── COLLECTED MATERIAL ──

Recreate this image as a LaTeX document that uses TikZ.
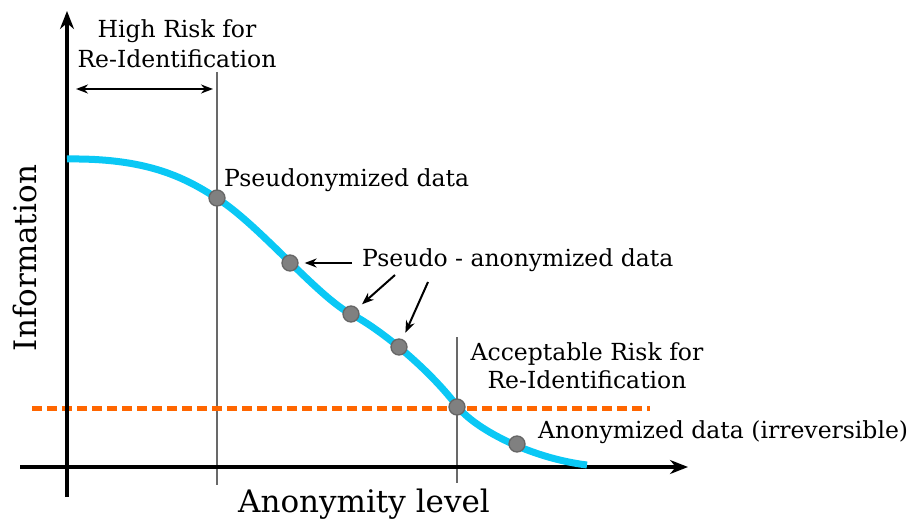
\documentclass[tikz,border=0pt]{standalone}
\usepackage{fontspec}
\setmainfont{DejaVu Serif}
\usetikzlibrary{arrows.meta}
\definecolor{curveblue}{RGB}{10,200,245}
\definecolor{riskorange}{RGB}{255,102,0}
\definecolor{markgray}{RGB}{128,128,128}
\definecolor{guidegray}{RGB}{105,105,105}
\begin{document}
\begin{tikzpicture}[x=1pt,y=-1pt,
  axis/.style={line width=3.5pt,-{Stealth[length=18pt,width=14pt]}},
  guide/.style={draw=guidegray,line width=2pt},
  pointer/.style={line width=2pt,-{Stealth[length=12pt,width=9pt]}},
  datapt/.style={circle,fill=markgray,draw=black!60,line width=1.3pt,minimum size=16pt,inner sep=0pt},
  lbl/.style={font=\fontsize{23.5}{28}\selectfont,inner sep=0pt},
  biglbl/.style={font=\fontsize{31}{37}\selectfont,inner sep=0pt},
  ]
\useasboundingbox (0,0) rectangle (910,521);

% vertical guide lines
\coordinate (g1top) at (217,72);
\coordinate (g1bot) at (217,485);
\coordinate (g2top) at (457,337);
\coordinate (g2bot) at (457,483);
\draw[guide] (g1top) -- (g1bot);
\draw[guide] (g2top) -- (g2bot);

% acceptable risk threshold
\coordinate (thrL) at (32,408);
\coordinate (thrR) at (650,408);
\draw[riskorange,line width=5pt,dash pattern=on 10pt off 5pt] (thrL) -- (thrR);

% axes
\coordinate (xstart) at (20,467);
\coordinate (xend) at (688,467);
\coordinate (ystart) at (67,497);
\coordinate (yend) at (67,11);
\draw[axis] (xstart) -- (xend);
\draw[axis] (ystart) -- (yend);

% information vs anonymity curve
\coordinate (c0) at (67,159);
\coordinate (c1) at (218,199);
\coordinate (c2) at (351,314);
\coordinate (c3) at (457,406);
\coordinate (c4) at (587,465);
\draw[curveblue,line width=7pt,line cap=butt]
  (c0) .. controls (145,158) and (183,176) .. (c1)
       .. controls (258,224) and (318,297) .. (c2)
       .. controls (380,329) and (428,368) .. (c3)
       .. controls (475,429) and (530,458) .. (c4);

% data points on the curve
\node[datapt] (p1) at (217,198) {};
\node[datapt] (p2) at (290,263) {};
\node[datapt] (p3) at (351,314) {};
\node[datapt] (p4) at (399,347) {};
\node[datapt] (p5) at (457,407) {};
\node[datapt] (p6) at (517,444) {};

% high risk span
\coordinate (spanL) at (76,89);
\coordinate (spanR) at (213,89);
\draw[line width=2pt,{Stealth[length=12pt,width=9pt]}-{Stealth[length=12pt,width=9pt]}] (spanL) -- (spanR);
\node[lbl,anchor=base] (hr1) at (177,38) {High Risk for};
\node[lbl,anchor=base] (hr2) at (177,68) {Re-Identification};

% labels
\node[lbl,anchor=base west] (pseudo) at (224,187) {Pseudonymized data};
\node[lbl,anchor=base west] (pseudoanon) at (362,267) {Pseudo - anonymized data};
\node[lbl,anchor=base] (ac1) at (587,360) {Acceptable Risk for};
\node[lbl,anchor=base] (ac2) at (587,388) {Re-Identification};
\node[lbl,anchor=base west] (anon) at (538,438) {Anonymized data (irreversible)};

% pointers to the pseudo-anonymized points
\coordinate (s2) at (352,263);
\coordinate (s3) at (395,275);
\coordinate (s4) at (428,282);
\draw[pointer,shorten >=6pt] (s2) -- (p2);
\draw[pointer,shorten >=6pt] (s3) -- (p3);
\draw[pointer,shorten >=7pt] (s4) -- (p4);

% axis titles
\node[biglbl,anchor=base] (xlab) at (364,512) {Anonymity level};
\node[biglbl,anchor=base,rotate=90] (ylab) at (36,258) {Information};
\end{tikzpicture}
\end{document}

───

EXERCISE INSTRUCTIONS → Repeat the data above exactly, but not the pictures.

OUTPUT OF THE EXERCISE →
Recreate this image as a LaTeX document that uses TikZ.
\documentclass[tikz,border=0pt]{standalone}
\usepackage{fontspec}
\setmainfont{DejaVu Serif}
\usetikzlibrary{arrows.meta}
\definecolor{curveblue}{RGB}{10,200,245}
\definecolor{riskorange}{RGB}{255,102,0}
\definecolor{markgray}{RGB}{128,128,128}
\definecolor{guidegray}{RGB}{105,105,105}
\begin{document}
\begin{tikzpicture}[x=1pt,y=-1pt,
  axis/.style={line width=3.5pt,-{Stealth[length=18pt,width=14pt]}},
  guide/.style={draw=guidegray,line width=2pt},
  pointer/.style={line width=2pt,-{Stealth[length=12pt,width=9pt]}},
  datapt/.style={circle,fill=markgray,draw=black!60,line width=1.3pt,minimum size=16pt,inner sep=0pt},
  lbl/.style={font=\fontsize{23.5}{28}\selectfont,inner sep=0pt},
  biglbl/.style={font=\fontsize{31}{37}\selectfont,inner sep=0pt},
  ]
\useasboundingbox (0,0) rectangle (910,521);

% vertical guide lines
\coordinate (g1top) at (217,72);
\coordinate (g1bot) at (217,485);
\coordinate (g2top) at (457,337);
\coordinate (g2bot) at (457,483);
\draw[guide] (g1top) -- (g1bot);
\draw[guide] (g2top) -- (g2bot);

% acceptable risk threshold
\coordinate (thrL) at (32,408);
\coordinate (thrR) at (650,408);
\draw[riskorange,line width=5pt,dash pattern=on 10pt off 5pt] (thrL) -- (thrR);

% axes
\coordinate (xstart) at (20,467);
\coordinate (xend) at (688,467);
\coordinate (ystart) at (67,497);
\coordinate (yend) at (67,11);
\draw[axis] (xstart) -- (xend);
\draw[axis] (ystart) -- (yend);

% information vs anonymity curve
\coordinate (c0) at (67,159);
\coordinate (c1) at (218,199);
\coordinate (c2) at (351,314);
\coordinate (c3) at (457,406);
\coordinate (c4) at (587,465);
\draw[curveblue,line width=7pt,line cap=butt]
  (c0) .. controls (145,158) and (183,176) .. (c1)
       .. controls (258,224) and (318,297) .. (c2)
       .. controls (380,329) and (428,368) .. (c3)
       .. controls (475,429) and (530,458) .. (c4);

% data points on the curve
\node[datapt] (p1) at (217,198) {};
\node[datapt] (p2) at (290,263) {};
\node[datapt] (p3) at (351,314) {};
\node[datapt] (p4) at (399,347) {};
\node[datapt] (p5) at (457,407) {};
\node[datapt] (p6) at (517,444) {};

% high risk span
\coordinate (spanL) at (76,89);
\coordinate (spanR) at (213,89);
\draw[line width=2pt,{Stealth[length=12pt,width=9pt]}-{Stealth[length=12pt,width=9pt]}] (spanL) -- (spanR);
\node[lbl,anchor=base] (hr1) at (177,38) {High Risk for};
\node[lbl,anchor=base] (hr2) at (177,68) {Re-Identification};

% labels
\node[lbl,anchor=base west] (pseudo) at (224,187) {Pseudonymized data};
\node[lbl,anchor=base west] (pseudoanon) at (362,267) {Pseudo - anonymized data};
\node[lbl,anchor=base] (ac1) at (587,360) {Acceptable Risk for};
\node[lbl,anchor=base] (ac2) at (587,388) {Re-Identification};
\node[lbl,anchor=base west] (anon) at (538,438) {Anonymized data (irreversible)};

% pointers to the pseudo-anonymized points
\coordinate (s2) at (352,263);
\coordinate (s3) at (395,275);
\coordinate (s4) at (428,282);
\draw[pointer,shorten >=6pt] (s2) -- (p2);
\draw[pointer,shorten >=6pt] (s3) -- (p3);
\draw[pointer,shorten >=7pt] (s4) -- (p4);

% axis titles
\node[biglbl,anchor=base] (xlab) at (364,512) {Anonymity level};
\node[biglbl,anchor=base,rotate=90] (ylab) at (36,258) {Information};
\end{tikzpicture}
\end{document}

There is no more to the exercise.